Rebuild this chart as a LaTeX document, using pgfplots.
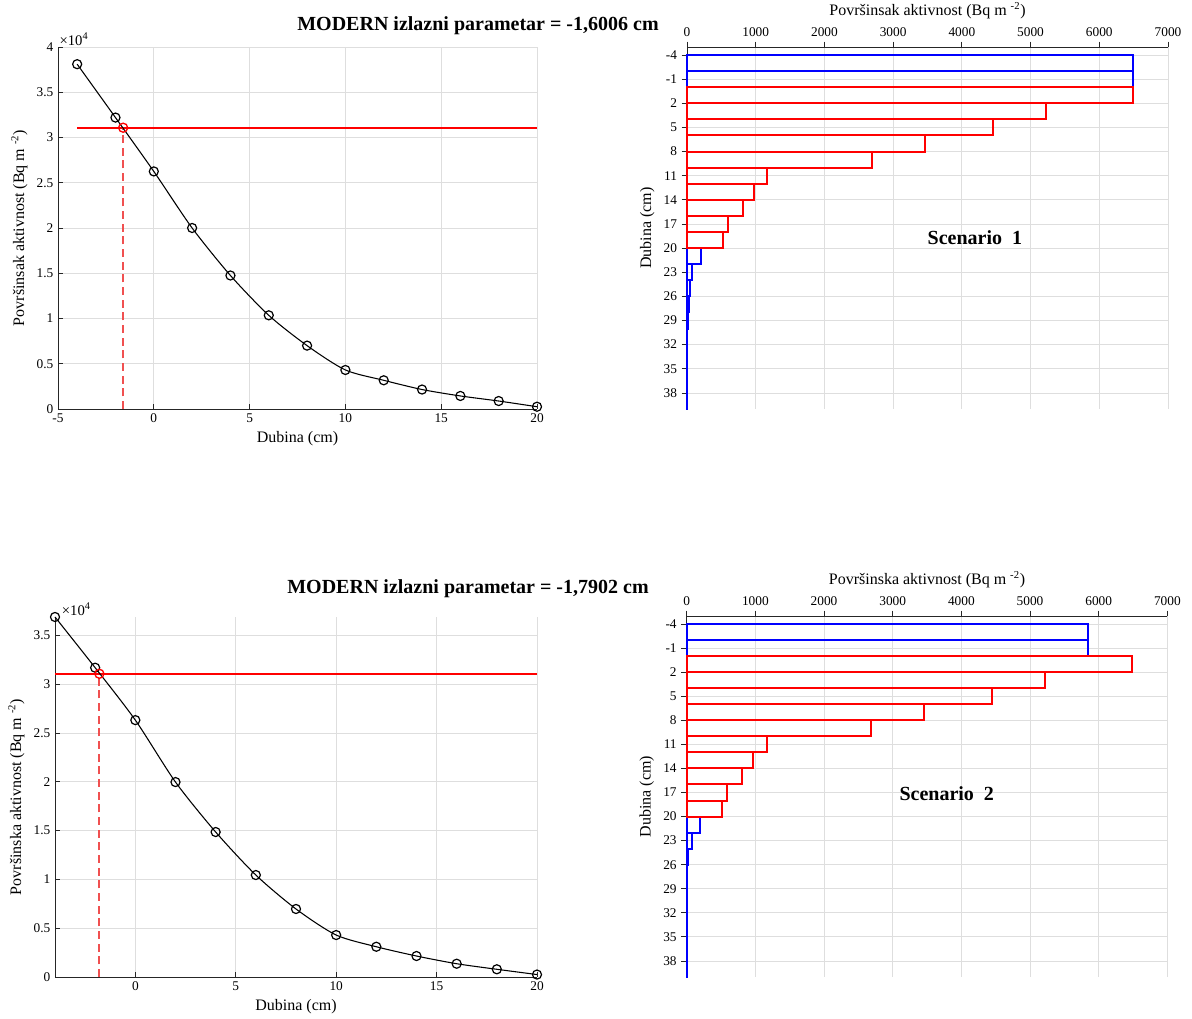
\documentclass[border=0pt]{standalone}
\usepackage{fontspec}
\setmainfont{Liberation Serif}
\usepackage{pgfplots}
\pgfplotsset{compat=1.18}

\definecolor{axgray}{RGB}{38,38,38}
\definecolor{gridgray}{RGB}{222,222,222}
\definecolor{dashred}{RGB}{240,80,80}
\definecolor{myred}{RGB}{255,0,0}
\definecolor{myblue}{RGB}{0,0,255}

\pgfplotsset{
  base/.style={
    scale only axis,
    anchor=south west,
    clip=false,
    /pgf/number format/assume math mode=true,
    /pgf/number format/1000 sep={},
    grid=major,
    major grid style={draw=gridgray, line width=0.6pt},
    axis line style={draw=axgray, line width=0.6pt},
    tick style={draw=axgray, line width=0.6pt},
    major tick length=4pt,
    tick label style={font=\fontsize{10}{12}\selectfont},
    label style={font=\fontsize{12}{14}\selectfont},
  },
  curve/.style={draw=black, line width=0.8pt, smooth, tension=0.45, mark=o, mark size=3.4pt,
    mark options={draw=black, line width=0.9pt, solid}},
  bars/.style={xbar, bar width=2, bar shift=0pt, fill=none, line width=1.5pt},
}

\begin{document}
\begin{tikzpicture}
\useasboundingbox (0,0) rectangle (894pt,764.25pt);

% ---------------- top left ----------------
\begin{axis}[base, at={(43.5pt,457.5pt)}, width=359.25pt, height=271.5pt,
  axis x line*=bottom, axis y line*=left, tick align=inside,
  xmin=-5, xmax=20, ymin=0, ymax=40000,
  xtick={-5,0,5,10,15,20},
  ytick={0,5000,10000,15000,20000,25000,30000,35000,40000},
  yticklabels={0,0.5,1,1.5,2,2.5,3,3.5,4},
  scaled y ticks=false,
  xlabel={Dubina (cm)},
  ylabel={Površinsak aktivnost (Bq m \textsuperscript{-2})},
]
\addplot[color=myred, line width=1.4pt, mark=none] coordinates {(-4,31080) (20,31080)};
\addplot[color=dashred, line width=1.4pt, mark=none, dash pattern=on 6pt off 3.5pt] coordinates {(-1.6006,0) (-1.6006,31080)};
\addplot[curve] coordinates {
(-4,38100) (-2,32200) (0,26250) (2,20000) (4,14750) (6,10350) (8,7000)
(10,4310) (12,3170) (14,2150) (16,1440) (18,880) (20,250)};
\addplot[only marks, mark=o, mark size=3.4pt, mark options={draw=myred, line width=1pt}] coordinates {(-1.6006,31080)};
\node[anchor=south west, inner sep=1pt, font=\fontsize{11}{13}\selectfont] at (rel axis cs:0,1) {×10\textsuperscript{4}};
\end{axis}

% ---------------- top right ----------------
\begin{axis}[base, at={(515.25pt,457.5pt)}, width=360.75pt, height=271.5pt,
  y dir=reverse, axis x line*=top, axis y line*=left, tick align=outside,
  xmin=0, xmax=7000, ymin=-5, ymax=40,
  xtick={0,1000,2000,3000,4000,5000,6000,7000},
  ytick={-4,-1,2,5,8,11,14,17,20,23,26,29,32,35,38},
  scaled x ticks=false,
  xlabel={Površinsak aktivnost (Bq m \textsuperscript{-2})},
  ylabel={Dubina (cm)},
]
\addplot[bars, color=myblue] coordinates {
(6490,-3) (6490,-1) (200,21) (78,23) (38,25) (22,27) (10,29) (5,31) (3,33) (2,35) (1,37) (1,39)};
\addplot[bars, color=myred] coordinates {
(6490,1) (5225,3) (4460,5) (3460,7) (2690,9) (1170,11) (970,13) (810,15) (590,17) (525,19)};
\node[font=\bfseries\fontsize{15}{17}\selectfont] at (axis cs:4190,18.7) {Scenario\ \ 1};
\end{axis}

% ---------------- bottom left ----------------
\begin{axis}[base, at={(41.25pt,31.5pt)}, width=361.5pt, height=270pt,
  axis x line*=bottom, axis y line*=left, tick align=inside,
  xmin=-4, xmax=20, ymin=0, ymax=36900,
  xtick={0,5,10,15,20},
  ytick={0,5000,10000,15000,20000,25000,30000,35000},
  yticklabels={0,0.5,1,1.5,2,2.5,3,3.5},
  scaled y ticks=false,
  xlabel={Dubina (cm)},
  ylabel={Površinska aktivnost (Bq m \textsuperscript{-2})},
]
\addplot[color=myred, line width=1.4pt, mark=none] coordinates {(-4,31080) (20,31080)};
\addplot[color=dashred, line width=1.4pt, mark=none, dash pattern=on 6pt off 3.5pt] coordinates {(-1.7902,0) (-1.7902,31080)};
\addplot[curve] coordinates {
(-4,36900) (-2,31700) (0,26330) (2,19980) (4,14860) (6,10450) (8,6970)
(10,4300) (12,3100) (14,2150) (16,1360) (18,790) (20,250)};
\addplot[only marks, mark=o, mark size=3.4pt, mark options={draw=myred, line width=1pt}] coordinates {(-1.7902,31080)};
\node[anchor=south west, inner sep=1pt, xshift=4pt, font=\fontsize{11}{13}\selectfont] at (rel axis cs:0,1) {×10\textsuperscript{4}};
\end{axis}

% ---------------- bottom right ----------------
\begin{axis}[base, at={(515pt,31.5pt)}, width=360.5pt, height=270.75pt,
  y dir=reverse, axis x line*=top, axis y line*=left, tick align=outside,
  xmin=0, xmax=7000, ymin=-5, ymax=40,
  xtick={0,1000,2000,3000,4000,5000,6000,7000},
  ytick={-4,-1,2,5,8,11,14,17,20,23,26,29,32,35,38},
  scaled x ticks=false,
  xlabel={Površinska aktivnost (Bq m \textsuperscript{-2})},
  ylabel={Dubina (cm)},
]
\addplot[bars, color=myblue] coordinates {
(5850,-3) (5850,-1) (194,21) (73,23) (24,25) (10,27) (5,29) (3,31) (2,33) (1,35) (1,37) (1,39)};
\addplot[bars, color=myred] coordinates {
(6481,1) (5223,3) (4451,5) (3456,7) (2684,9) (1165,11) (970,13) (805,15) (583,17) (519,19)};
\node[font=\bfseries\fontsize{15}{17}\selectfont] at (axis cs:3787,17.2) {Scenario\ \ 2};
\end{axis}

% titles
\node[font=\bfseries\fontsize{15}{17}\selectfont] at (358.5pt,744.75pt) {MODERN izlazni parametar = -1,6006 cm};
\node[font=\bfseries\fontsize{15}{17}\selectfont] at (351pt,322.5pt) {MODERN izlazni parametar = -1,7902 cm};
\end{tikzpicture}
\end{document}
::::::::::
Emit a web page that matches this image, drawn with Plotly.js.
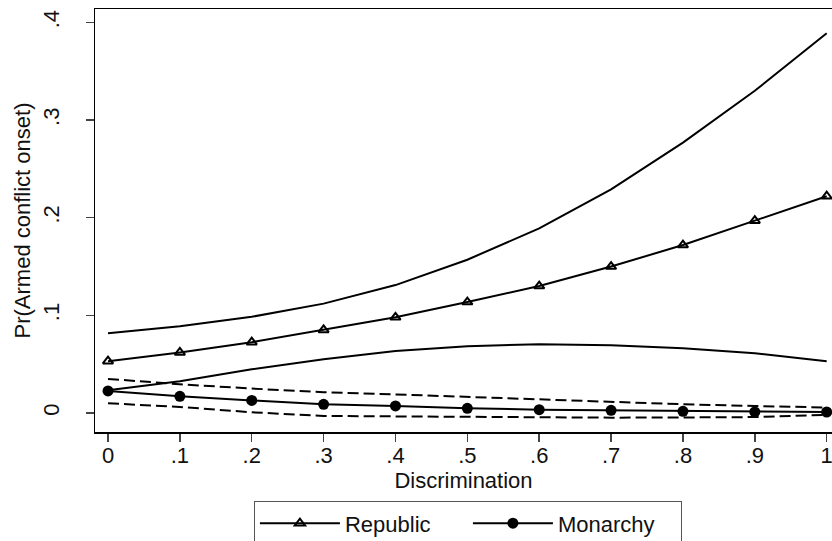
::::::::::
_EXERCISE TASK_
Taking the material above, give again exactly the lines from the one holding "Rebuild this chart" through the one holding "(0,0) rectangle (894pt,764.25pt);", with both ends and without pictures.

_SOLUTION TO THIS TASK_
Rebuild this chart as a LaTeX document, using pgfplots.
\documentclass[border=0pt]{standalone}
\usepackage{fontspec}
\setmainfont{Liberation Serif}
\usepackage{pgfplots}
\pgfplotsset{compat=1.18}

\definecolor{axgray}{RGB}{38,38,38}
\definecolor{gridgray}{RGB}{222,222,222}
\definecolor{dashred}{RGB}{240,80,80}
\definecolor{myred}{RGB}{255,0,0}
\definecolor{myblue}{RGB}{0,0,255}

\pgfplotsset{
  base/.style={
    scale only axis,
    anchor=south west,
    clip=false,
    /pgf/number format/assume math mode=true,
    /pgf/number format/1000 sep={},
    grid=major,
    major grid style={draw=gridgray, line width=0.6pt},
    axis line style={draw=axgray, line width=0.6pt},
    tick style={draw=axgray, line width=0.6pt},
    major tick length=4pt,
    tick label style={font=\fontsize{10}{12}\selectfont},
    label style={font=\fontsize{12}{14}\selectfont},
  },
  curve/.style={draw=black, line width=0.8pt, smooth, tension=0.45, mark=o, mark size=3.4pt,
    mark options={draw=black, line width=0.9pt, solid}},
  bars/.style={xbar, bar width=2, bar shift=0pt, fill=none, line width=1.5pt},
}

\begin{document}
\begin{tikzpicture}
\useasboundingbox (0,0) rectangle (894pt,764.25pt);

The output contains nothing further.